Data segment:

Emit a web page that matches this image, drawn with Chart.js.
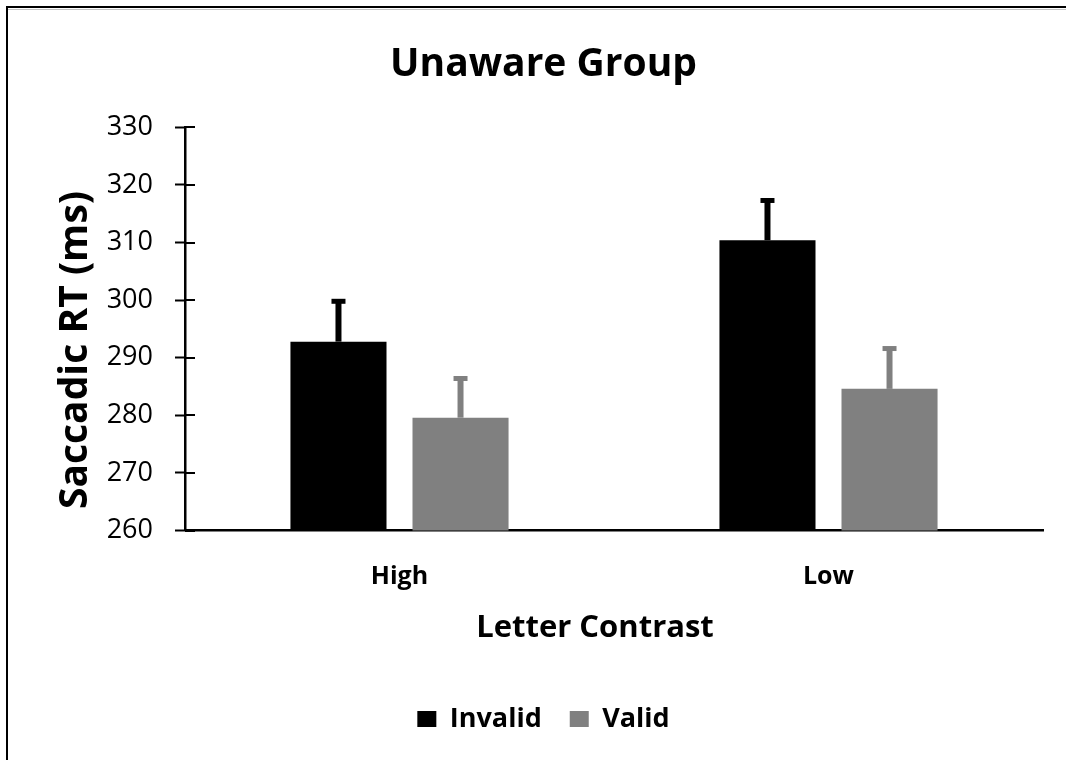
<!DOCTYPE html>
<html>
<head>
<meta charset="utf-8">
<title>Unaware Group</title>
<script src="https://cdn.jsdelivr.net/npm/chart.js@4/dist/chart.umd.min.js"></script>
<style>
  html, body { margin: 0; padding: 0; background: #fff; overflow: hidden; }
  #wrap { position: relative; width: 1066px; height: 760px; overflow: hidden; }
  #chart { position: absolute; left: 0; top: 0; }
  #frame {
    position: absolute; left: 6px; top: 6px; width: 1100px; height: 800px;
    border-left: 2px solid #000; border-top: 2px solid #000; pointer-events: none;
  }
  #frame::after {
    content: ""; position: absolute; left: 0; right: 0; top: 1px; height: 1px; background: #c4c4c4;
  }
</style>
</head>
<body>
<div id="wrap">
  <canvas id="chart" width="1066" height="760"></canvas>
  <div id="frame"></div>
</div>
<script>
// Saccadic reaction times by letter contrast and cue validity
const categories = ['High', 'Low'];
const invalidRT = [292.8, 310.4];
const validRT = [279.6, 284.6];
const invalidErr = [7.0, 6.9];
const validErr = [6.8, 7.0];
const yTickValues = [260, 270, 280, 290, 300, 310, 320, 330];

const chartTitle = 'Unaware Group';
const xTitle = 'Letter Contrast';
const yTitle = 'Saccadic RT (ms)';

const FONT = '"Open Sans", "DejaVu Sans", sans-serif';

// Positive-only error bars with a flat cap, drawn through the y scale
const errorBars = {
  id: 'errorBars',
  afterDatasetsDraw(chart) {
    const { ctx, scales: { y } } = chart;
    chart.data.datasets.forEach((ds, i) => {
      const meta = chart.getDatasetMeta(i);
      meta.data.forEach((bar, j) => {
        const top = y.getPixelForValue(ds.data[j] + ds.errors[j]);
        ctx.save();
        ctx.strokeStyle = ds.backgroundColor;
        ctx.lineWidth = 6;
        ctx.beginPath();
        ctx.moveTo(bar.x, bar.y);
        ctx.lineTo(bar.x, top);
        ctx.stroke();
        ctx.lineWidth = 5;
        ctx.beginPath();
        ctx.moveTo(bar.x - 7, top);
        ctx.lineTo(bar.x + 7, top);
        ctx.stroke();
        ctx.restore();
      });
    });
  }
};

// Y tick marks cross the axis line; Chart.js draws the outer half
const innerTicks = {
  id: 'innerTicks',
  afterDraw(chart) {
    const { ctx, chartArea, scales: { y } } = chart;
    ctx.save();
    ctx.strokeStyle = '#000';
    ctx.lineWidth = 2;
    y.ticks.forEach(t => {
      const py = Math.round(y.getPixelForValue(t.value));
      ctx.beginPath();
      ctx.moveTo(chartArea.left, py);
      ctx.lineTo(chartArea.left + 10, py);
      ctx.stroke();
    });
    ctx.restore();
  }
};

// Axis titles: rotated y title and the x title, placed in the margins
const axisTitles = {
  id: 'axisTitles',
  afterDraw(chart) {
    const { ctx } = chart;
    ctx.save();
    ctx.fillStyle = '#000';
    ctx.textAlign = 'center';
    ctx.textBaseline = 'middle';

    ctx.font = 'bold 31px ' + FONT;
    ctx.fillText(xTitle, 595, 628);

    ctx.translate(76, 350);
    ctx.rotate(-Math.PI / 2);
    ctx.font = 'bold 39px ' + FONT;
    ctx.fillText(yTitle, 0, 0);
    ctx.restore();
  }
};

new Chart(document.getElementById('chart'), {
  type: 'bar',
  data: {
    labels: categories,
    datasets: [
      { label: 'Invalid', data: invalidRT, errors: invalidErr, backgroundColor: '#000000' },
      { label: 'Valid', data: validRT, errors: validErr, backgroundColor: '#808080' }
    ]
  },
  options: {
    responsive: false,
    devicePixelRatio: 1,
    animation: false,
    categoryPercentage: 0.569,
    barPercentage: 0.787,
    layout: { padding: { left: 44, right: 23, top: 0, bottom: 17.4 } },
    plugins: {
      title: {
        display: true,
        text: chartTitle,
        color: '#000',
        font: { family: FONT, size: 39, weight: 'bold', lineHeight: 1.2 },
        padding: { top: 41, bottom: 39.5 }
      },
      legend: {
        position: 'bottom',
        labels: {
          color: '#000',
          font: { family: FONT, size: 27, weight: 'bold' },
          boxWidth: 19,
          boxHeight: 16,
          padding: 28
        }
      },
      tooltip: { enabled: false }
    },
    scales: {
      x: {
        afterFit(scale) {
          scale.height = 147;
        },
        grid: { display: false, drawTicks: false },
        border: { display: true, color: '#000', width: 2.5 },
        ticks: {
          color: '#000',
          font: { family: FONT, size: 25, weight: 'bold', lineHeight: 1.2 },
          padding: 31
        }
      },
      y: {
        min: 260,
        max: 330,
        afterBuildTicks(scale) {
          scale.ticks = yTickValues.map(v => ({ value: v }));
        },
        afterFit(scale) {
          scale.width = 141;
        },
        grid: { drawOnChartArea: false, drawTicks: true, tickLength: 10, tickColor: '#000', tickWidth: 2 },
        border: { display: true, color: '#000', width: 2.5 },
        ticks: {
          color: '#000',
          font: { family: FONT, size: 27 },
          padding: 22
        }
      }
    }
  },
  plugins: [errorBars, innerTicks, axisTitles]
});
</script>
</body>
</html>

The request: Only lines that contain the word "drawn" are wanted; copy each of them.

Complete response:
Emit a web page that matches this image, drawn with Chart.js.
// Positive-only error bars with a flat cap, drawn through the y scale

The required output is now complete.